I’ve re-lived that conversation a lot in my life. A whole lot. 

In a perfect world I would have just been grateful that someone finally SAW me. I would have been interested. Told him I’d give it a shot, maybe even quit smoking and gone on to do something that I had truly loved.

But of course, this is not a perfect world. 

Instead, my know-it-all mouth lit into some stupid rant about how running was stupid and not only should I NOT do it, nobody else should want to either. Whatever.

At the top of the hill I start running again, but this time I’m thinking about sobriety. Not exactly sobriety. I went to a running store with someone who is newly sober yesterday. I was sharing information about what I’ve learned about how a really good pair of running socks that’ll cost anywhere between fifteen and twenty dollars can really change your whole run.

“See that,” I said, “There aren’t any seams at the toes so you won’t blister there, and because they’re wool, when you run through puddles your feel will dry out quickly.” I was excited to talk about gloves. “Expect to spend fifty or sixty bucks on a good pair of gloves. They’re totally worth it. If I have warm hands, ears, and feet, I can go all day.” And I explain that it’s good to get your stuff out and ready, “because if you have to dig through and find everything, you’ll never leave the house, I promise you!”

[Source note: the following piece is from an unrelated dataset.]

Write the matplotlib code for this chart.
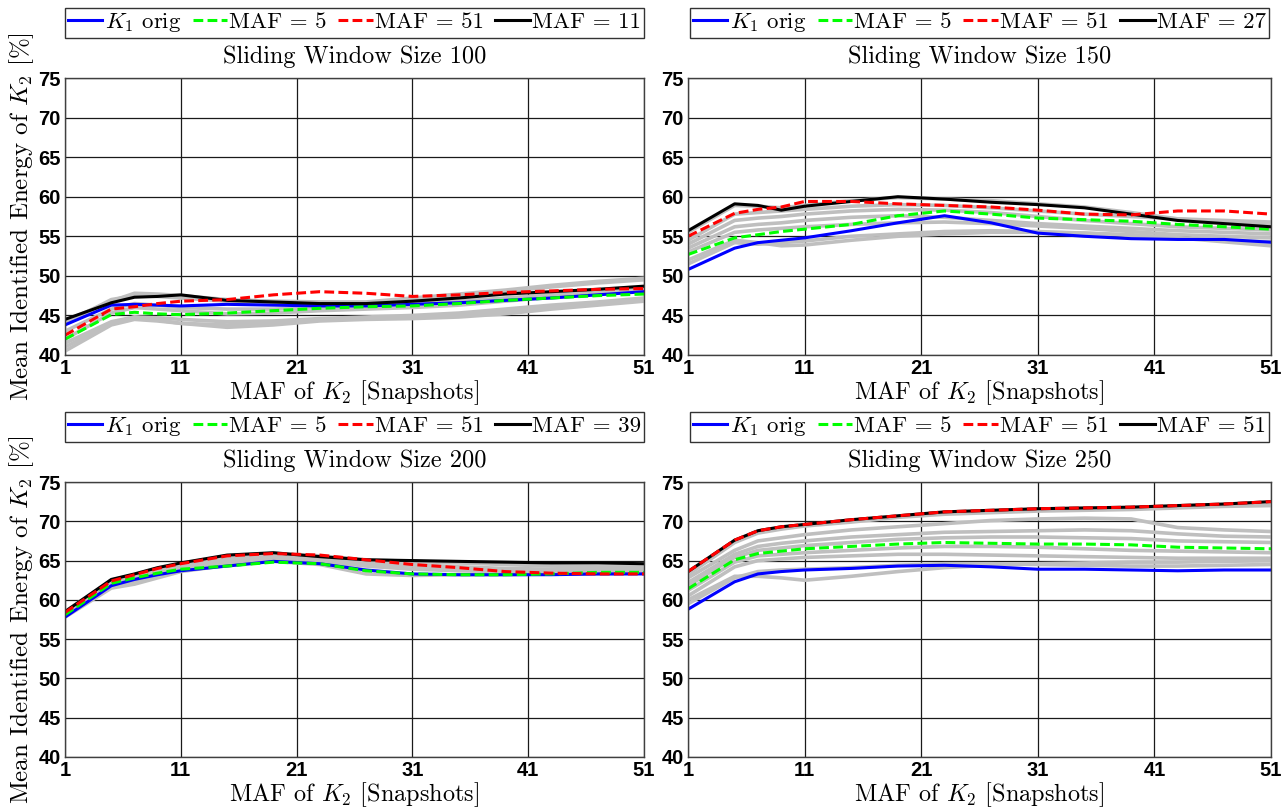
import matplotlib
matplotlib.use('Agg')
import matplotlib.pyplot as plt

plt.rcParams['font.family'] = 'serif'
plt.rcParams['font.serif'] = ['cmr10', 'DejaVu Serif']
plt.rcParams['mathtext.fontset'] = 'cm'
plt.rcParams['axes.unicode_minus'] = False
plt.rcParams['axes.formatter.use_mathtext'] = True

# MAF of K2 (snapshots)
maf_k2 = [1, 5, 7, 9, 11, 15, 19, 23, 27, 31, 35, 39, 43, 47, 51]

window_sizes = [100, 150, 200, 250]
best_maf = [11, 27, 39, 51]

# window 100
orig_100 = [43.8, 46.3, 46.4, 46.3, 46.2, 46.4, 46.3, 46.2, 46.2, 46.4, 46.6, 46.9, 47.2, 47.6, 48.0]
maf5_100 = [42.0, 45.1, 45.4, 45.2, 45.1, 45.3, 45.6, 45.9, 46.1, 46.2, 46.5, 46.9, 47.2, 47.5, 47.7]
maf51_100 = [42.5, 45.8, 46.1, 46.5, 46.8, 47.0, 47.6, 48.0, 47.8, 47.4, 47.6, 47.9, 48.1, 48.3, 48.4]
best_100 = [44.5, 46.6, 47.3, 47.4, 47.6, 46.9, 46.7, 46.5, 46.5, 46.8, 47.2, 47.7, 48.0, 48.3, 48.7]
others_100 = [
    [44.3, 46.8, 47.8, 47.7, 47.5, 47.0, 46.8, 46.7, 46.7, 47.2, 47.7, 48.2, 48.8, 49.3, 49.7],
    [40.5, 43.8, 44.5, 44.3, 44.0, 43.5, 43.8, 44.3, 44.5, 44.6, 44.8, 45.2, 45.8, 46.3, 46.8],
    [41.5, 44.2, 44.8, 44.7, 44.5, 44.2, 44.3, 44.6, 44.8, 45.0, 45.3, 45.8, 46.3, 46.7, 47.2],
    [43.0, 45.8, 46.5, 46.3, 46.0, 45.8, 45.8, 46.0, 46.2, 46.5, 46.8, 47.2, 47.6, 48.0, 48.5],
    [42.0, 45.3, 46.0, 45.8, 45.6, 45.2, 45.3, 45.6, 45.8, 46.0, 46.3, 46.8, 47.3, 47.8, 48.2],
    [44.0, 47.0, 47.5, 47.4, 47.2, 46.8, 46.5, 46.3, 46.5, 47.0, 47.5, 48.0, 48.6, 49.1, 49.5],
    [41.0, 44.0, 44.8, 44.4, 44.0, 43.8, 44.1, 44.5, 44.7, 44.8, 45.0, 45.5, 46.0, 46.5, 47.0],
]

# window 150
orig_150 = [50.8, 53.5, 54.2, 54.5, 54.8, 55.7, 56.7, 57.6, 56.7, 55.4, 55.0, 54.7, 54.6, 54.6, 54.25]
maf5_150 = [52.7, 54.8, 55.2, 55.6, 55.9, 56.5, 57.6, 58.2, 57.8, 57.3, 57.1, 56.9, 56.5, 56.2, 55.9]
maf51_150 = [55.0, 57.9, 58.4, 58.7, 59.4, 59.4, 59.1, 58.9, 58.7, 58.3, 57.8, 57.7, 58.2, 58.2, 57.8]
best_150 = [55.7, 59.1, 58.9, 58.3, 58.8, 59.4, 60.0, 59.7, 59.3, 59.0, 58.6, 57.8, 57.0, 56.6, 56.2]
others_150 = [
    [55.5, 58.9, 58.8, 58.6, 58.9, 59.5, 59.9, 59.7, 59.5, 59.1, 58.7, 58.0, 57.2, 56.8, 56.4],
    [54.5, 57.8, 58.0, 58.2, 58.4, 58.8, 59.0, 58.9, 58.6, 58.2, 57.8, 57.5, 57.2, 57.0, 56.8],
    [54.0, 57.0, 57.3, 57.5, 57.8, 58.2, 58.4, 58.3, 58.0, 57.5, 57.0, 56.6, 56.2, 56.0, 55.8],
    [53.5, 56.2, 56.5, 56.7, 57.0, 57.4, 57.6, 57.4, 57.0, 56.6, 56.3, 56.0, 55.7, 55.5, 55.3],
    [53.0, 55.5, 55.8, 56.0, 56.2, 56.5, 56.7, 56.8, 56.6, 56.3, 56.0, 55.6, 55.2, 55.0, 54.8],
    [52.0, 54.5, 54.2, 53.8, 53.9, 54.5, 55.0, 55.3, 55.5, 55.5, 55.4, 55.2, 54.8, 54.3, 53.8],
    [51.5, 54.2, 54.0, 54.2, 54.4, 55.0, 55.3, 55.6, 55.7, 55.6, 55.4, 55.1, 54.8, 54.5, 54.3],
]

# window 200
orig_200 = [57.8, 61.8, 62.6, 63.2, 63.7, 64.3, 64.9, 64.6, 63.8, 63.3, 63.2, 63.2, 63.2, 63.3, 63.3]
maf5_200 = [58.1, 62.1, 62.8, 63.4, 63.9, 64.3, 64.8, 64.6, 63.7, 63.3, 63.2, 63.2, 63.3, 63.5, 63.5]
maf51_200 = [58.4, 62.4, 63.2, 64.0, 64.6, 65.6, 65.9, 65.7, 65.1, 64.5, 64.1, 63.6, 63.4, 63.3, 63.3]
best_200 = [58.5, 62.6, 63.3, 64.1, 64.7, 65.7, 66.0, 65.5, 65.1, 65.0, 64.9, 64.8, 64.7, 64.7, 64.6]
others_200 = [
    [58.5, 62.5, 63.2, 63.9, 64.5, 65.5, 65.9, 65.6, 65.1, 64.9, 64.7, 64.5, 64.3, 64.2, 64.2],
    [58.3, 62.2, 62.8, 63.5, 64.2, 65.2, 65.6, 65.3, 64.8, 64.5, 64.2, 64.0, 63.9, 63.8, 63.8],
    [58.0, 61.8, 62.2, 63.0, 63.8, 64.8, 65.2, 64.9, 64.3, 63.9, 63.7, 63.6, 63.5, 63.5, 63.6],
    [57.8, 61.5, 62.0, 62.8, 63.6, 64.4, 64.9, 64.5, 63.3, 63.1, 63.2, 63.2, 63.3, 63.3, 63.4],
    [58.2, 62.0, 62.5, 63.3, 64.0, 64.9, 65.4, 65.1, 64.6, 64.3, 64.0, 63.9, 63.8, 63.8, 63.9],
]

# window 250
orig_250 = [58.8, 62.3, 63.3, 63.6, 63.8, 64.0, 64.3, 64.4, 64.2, 63.9, 63.9, 63.8, 63.7, 63.8, 63.8]
maf5_250 = [61.4, 65.1, 65.9, 66.2, 66.5, 66.8, 67.1, 67.3, 67.2, 67.1, 67.1, 67.0, 66.7, 66.6, 66.5]
maf51_250 = [63.6, 67.6, 68.8, 69.3, 69.6, 70.2, 70.7, 71.2, 71.4, 71.6, 71.7, 71.8, 72.0, 72.2, 72.5]
best_250 = maf51_250
others_250 = [
    [63.2, 67.3, 68.5, 69.0, 69.4, 69.9, 70.5, 70.9, 71.1, 71.3, 71.4, 71.5, 71.7, 71.9, 72.0],
    [62.8, 66.3, 67.5, 67.9, 68.3, 68.9, 69.3, 69.7, 70.1, 70.3, 70.4, 70.3, 69.2, 68.9, 68.7],
    [62.2, 65.8, 66.8, 67.2, 67.5, 68.0, 68.3, 68.6, 68.7, 68.8, 68.9, 68.8, 68.4, 68.1, 68.0],
    [61.8, 65.4, 66.3, 66.6, 66.9, 67.3, 67.7, 67.9, 68.0, 68.0, 67.9, 67.8, 67.5, 67.4, 67.3],
    [61.2, 64.8, 65.6, 65.8, 66.0, 66.3, 66.6, 66.8, 66.8, 66.7, 66.5, 66.3, 66.2, 66.1, 66.0],
    [60.5, 64.2, 65.0, 65.2, 65.4, 65.6, 65.8, 65.8, 65.7, 65.6, 65.5, 65.4, 65.3, 65.3, 65.3],
    [60.0, 63.0, 63.0, 62.8, 62.5, 63.0, 63.6, 64.1, 64.4, 64.6, 64.7, 64.8, 64.8, 64.9, 65.0],
    [59.5, 62.8, 63.6, 63.8, 63.9, 64.1, 64.4, 64.6, 64.6, 64.5, 64.4, 64.3, 64.3, 64.4, 64.5],
]

panels = [
    (orig_100, maf5_100, maf51_100, best_100, others_100),
    (orig_150, maf5_150, maf51_150, best_150, others_150),
    (orig_200, maf5_200, maf51_200, best_200, others_200),
    (orig_250, maf5_250, maf51_250, best_250, others_250),
]

x_ticks = [1, 11, 21, 31, 41, 51]
y_ticks = [40, 45, 50, 55, 60, 65, 70, 75]

W, H = 1282.0, 810.0
# axes boxes in pixels: left, top, right, bottom
boxes = [(65, 78, 644, 355), (688, 78, 1271, 355),
         (65, 482, 644, 757), (688, 482, 1271, 757)]

fig = plt.figure(figsize=(12.82, 8.10), dpi=100)

for i, (orig, m5, m51, best, others) in enumerate(panels):
    l, t, r, b = boxes[i]
    ax = fig.add_axes([l / W, 1 - b / H, (r - l) / W, (b - t) / H])

    for g in others:
        ax.plot(maf_k2, g, color='0.75', lw=2.6, solid_joinstyle='round')

    h_orig, = ax.plot(maf_k2, orig, color='#0000ff', lw=2.2)
    h_m5, = ax.plot(maf_k2, m5, color='#00ff00', lw=2.2, ls='--', dashes=(3.2, 1.4))
    h_best, = ax.plot(maf_k2, best, color='black', lw=2.2)
    h_m51, = ax.plot(maf_k2, m51, color='#ff0000', lw=2.2, ls='--', dashes=(3.2, 1.4))

    ax.set_xlim(1, 51)
    ax.set_ylim(40, 75)
    ax.set_xticks(x_ticks, [str(v) for v in x_ticks],
                  fontfamily='Liberation Sans', fontweight='bold', fontsize=14.5)
    ax.set_yticks(y_ticks, [str(v) for v in y_ticks],
                  fontfamily='Liberation Sans', fontweight='bold', fontsize=14.5)
    ax.tick_params(direction='in', length=0, pad=3)
    ax.grid(True, color='0.1', lw=0.9)
    for s in ax.spines.values():
        s.set_color('0.25')
        s.set_linewidth(1.0)

    ax.set_title('Sliding Window Size %d' % window_sizes[i], fontsize=17.5, pad=11)
    ax.set_xlabel('MAF of $K_2$ [Snapshots]', fontsize=17.5, labelpad=0)
    if i % 2 == 0:
        ax.set_ylabel('Mean Identified Energy of $K_2$ [%]', fontsize=18, labelpad=2)

    leg = ax.legend([h_orig, h_m5, h_m51, h_best],
                    ['$K_1$ orig', 'MAF = 5', 'MAF = 51', 'MAF = %d' % best_maf[i]],
                    loc='upper center', bbox_to_anchor=((l + r) / 2 / W, 1 - (t - 70) / H),
                    bbox_transform=fig.transFigure, ncol=4, fontsize=16.5,
                    frameon=True, fancybox=False, handlelength=1.5, handletextpad=0.1,
                    columnspacing=0.5, borderpad=0.15, borderaxespad=0)
    leg.get_frame().set_edgecolor('black')
    leg.get_frame().set_linewidth(1.0)

fig.savefig('out.png', dpi=100)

My god, I’ve spent a lot of money on running gear. And while I’m running I’m thinking about the cost. Sometimes I’ll buy new gear just because I know it’ll get me back out the door and into the woods. But it hurts. In MY mind running is supposed to be free. I mean, I ran entire marathons in prison with nothing but cross trainers and rolled up pants and a t-shirt. How did I become so spoiled? When did I start needing all of this shit?!?

I’m squishing my way down a swamp trail now at a decent enough clip.

And it hits me. It hurts my feelings AND I feel guilty every single time I buy ANOTHER pair of socks, another new pair of gloves, a new shirt…or sign up for yet another race. But then I start thinking about comparative pricing. 

“Wonder what a bottle of Makers Mark or Jack Daniel’s is costing these days? I bet I’m wearing a good half ounce of weed on my feet right now? How many nights at the bar did these gloves cost?” 

But that thought is completely interrupted by this beautiful stillness. 

This quiet, young, adolescent deer, who is completely bushed out for the winter is standing directly next to me. So close, with this deeply inquisitive look, like he doesn’t even see me for the predator that I am. He somehow seems to know that I am harmless now. And he’s just so close. I could reach out and soft pet his nose. I tell him calmly that I’m not here to hurt him, that I just want to look at him; and together we share this moment.

And I know that somehow I have come all of this way- for this. I give him the slightest of bows, thank him, and continue onward. The sky is grey, but it is light out now, the coldness has left my body, and once again, it has all been worth it.